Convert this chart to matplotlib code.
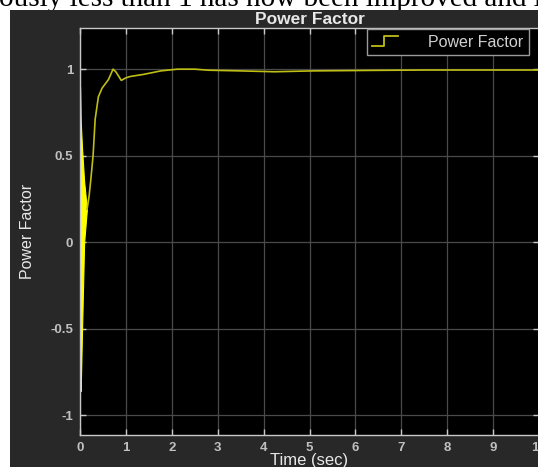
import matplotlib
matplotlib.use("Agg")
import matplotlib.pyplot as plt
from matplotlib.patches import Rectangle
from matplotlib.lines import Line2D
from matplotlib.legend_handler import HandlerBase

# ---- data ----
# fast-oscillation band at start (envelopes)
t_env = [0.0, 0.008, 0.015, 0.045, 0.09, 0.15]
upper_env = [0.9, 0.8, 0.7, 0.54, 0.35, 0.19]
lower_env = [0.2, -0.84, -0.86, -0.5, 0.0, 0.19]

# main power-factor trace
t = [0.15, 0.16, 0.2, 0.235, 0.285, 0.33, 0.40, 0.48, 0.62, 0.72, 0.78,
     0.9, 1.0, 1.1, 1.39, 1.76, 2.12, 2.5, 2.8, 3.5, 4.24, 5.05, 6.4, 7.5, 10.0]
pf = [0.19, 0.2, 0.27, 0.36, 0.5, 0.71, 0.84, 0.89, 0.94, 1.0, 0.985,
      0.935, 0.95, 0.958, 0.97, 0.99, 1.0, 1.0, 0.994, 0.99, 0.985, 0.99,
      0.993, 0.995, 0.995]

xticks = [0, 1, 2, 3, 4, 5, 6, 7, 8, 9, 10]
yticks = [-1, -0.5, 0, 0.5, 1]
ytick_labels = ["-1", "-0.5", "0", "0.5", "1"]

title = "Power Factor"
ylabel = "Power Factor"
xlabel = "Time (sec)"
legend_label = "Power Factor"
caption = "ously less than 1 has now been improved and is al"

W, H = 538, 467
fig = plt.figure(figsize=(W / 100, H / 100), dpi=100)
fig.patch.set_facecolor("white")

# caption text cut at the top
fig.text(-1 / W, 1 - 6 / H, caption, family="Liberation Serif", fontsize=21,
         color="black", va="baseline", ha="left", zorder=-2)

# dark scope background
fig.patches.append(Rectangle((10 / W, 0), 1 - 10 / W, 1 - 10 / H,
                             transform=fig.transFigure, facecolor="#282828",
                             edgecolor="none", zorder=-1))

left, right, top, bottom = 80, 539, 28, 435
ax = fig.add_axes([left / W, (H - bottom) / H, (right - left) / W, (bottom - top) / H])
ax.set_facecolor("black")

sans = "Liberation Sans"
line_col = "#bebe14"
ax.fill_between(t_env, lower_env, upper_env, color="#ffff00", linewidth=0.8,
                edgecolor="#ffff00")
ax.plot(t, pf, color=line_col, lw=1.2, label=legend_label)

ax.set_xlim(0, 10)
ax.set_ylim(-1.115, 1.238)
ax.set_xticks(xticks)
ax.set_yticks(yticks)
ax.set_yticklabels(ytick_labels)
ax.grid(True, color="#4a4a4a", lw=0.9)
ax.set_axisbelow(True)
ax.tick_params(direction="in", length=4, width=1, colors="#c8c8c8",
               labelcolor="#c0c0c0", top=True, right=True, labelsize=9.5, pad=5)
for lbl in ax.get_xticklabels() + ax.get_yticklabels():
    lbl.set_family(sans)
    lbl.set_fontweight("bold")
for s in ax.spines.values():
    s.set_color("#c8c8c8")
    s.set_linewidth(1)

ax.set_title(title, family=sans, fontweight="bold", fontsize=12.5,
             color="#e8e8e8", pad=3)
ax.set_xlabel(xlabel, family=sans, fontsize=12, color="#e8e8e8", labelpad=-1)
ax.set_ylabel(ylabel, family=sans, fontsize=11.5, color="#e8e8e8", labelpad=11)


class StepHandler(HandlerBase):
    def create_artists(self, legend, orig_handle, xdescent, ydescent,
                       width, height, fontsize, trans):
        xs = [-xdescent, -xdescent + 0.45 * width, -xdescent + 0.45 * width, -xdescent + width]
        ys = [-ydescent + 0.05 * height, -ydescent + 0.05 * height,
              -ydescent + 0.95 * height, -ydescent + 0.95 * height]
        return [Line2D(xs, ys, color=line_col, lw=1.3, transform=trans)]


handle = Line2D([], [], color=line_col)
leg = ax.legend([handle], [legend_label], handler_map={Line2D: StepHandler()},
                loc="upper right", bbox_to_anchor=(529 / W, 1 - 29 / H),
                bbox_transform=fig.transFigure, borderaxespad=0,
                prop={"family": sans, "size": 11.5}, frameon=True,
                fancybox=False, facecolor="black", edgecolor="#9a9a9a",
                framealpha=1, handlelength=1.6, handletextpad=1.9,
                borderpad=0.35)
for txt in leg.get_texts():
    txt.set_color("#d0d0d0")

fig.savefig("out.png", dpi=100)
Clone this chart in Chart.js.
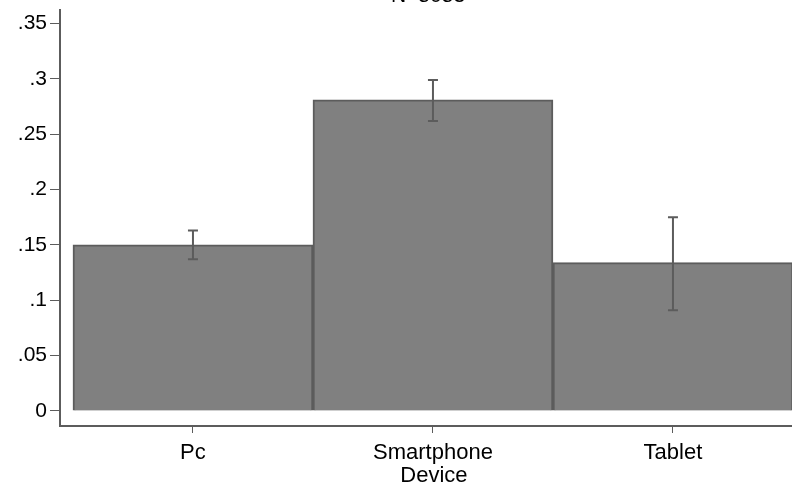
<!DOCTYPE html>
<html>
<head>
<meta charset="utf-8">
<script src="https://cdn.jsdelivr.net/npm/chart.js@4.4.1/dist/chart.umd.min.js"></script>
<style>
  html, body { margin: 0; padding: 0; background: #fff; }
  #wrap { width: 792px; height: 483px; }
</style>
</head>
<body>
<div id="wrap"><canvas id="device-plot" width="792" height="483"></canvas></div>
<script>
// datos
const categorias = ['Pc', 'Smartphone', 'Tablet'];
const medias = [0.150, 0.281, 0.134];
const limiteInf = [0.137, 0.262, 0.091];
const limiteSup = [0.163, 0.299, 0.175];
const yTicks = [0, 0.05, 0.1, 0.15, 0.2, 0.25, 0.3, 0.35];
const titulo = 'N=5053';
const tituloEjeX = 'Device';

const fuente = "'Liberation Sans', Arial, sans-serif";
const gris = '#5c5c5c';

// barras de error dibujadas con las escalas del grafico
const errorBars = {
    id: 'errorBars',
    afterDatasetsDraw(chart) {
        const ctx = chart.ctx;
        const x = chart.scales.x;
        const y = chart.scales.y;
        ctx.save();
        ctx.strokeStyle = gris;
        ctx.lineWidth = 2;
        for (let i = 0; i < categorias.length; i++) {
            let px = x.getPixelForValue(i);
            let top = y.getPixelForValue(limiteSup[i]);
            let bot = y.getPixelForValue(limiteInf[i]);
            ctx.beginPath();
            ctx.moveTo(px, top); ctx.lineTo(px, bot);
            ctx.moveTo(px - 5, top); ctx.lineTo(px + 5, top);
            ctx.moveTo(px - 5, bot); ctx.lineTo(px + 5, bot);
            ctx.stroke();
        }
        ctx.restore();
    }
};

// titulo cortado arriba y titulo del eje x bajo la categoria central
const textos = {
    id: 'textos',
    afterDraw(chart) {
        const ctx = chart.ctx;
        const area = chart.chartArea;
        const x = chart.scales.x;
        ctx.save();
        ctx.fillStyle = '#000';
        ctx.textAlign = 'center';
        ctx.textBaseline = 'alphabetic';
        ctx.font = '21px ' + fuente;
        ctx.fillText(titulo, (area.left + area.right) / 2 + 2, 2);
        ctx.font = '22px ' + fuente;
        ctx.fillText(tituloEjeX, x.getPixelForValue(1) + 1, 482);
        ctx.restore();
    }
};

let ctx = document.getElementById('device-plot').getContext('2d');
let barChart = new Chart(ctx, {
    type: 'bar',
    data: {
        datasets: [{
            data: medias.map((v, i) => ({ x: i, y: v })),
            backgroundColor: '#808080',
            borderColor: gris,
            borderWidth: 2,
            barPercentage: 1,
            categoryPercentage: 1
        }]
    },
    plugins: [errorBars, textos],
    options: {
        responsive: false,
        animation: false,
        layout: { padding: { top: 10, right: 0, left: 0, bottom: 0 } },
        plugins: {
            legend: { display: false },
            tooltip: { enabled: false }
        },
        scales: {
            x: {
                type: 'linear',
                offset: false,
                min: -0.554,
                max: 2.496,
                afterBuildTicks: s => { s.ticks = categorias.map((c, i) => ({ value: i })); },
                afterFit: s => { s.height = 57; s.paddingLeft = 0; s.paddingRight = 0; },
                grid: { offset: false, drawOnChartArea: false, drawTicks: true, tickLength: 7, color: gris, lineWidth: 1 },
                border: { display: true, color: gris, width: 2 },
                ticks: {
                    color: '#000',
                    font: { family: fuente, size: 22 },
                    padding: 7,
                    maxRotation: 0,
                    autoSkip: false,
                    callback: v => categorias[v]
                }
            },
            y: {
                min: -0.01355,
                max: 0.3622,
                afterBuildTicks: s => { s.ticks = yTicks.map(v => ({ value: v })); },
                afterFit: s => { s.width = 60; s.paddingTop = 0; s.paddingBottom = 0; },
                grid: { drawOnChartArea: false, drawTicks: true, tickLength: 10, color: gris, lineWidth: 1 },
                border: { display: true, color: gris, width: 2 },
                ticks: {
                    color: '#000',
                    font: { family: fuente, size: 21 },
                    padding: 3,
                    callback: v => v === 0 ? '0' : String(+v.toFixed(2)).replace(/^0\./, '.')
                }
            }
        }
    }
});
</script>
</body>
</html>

==*==

TASK DIRECTIONS - Without the pictures, please reproduce each line of the listing above exactly, from the first one through the line bearing "from matplotlib.legend_handler import".

TASK OUTPUT -
Convert this chart to matplotlib code.
import matplotlib
matplotlib.use("Agg")
import matplotlib.pyplot as plt
from matplotlib.patches import Rectangle
from matplotlib.lines import Line2D
from matplotlib.legend_handler import HandlerBase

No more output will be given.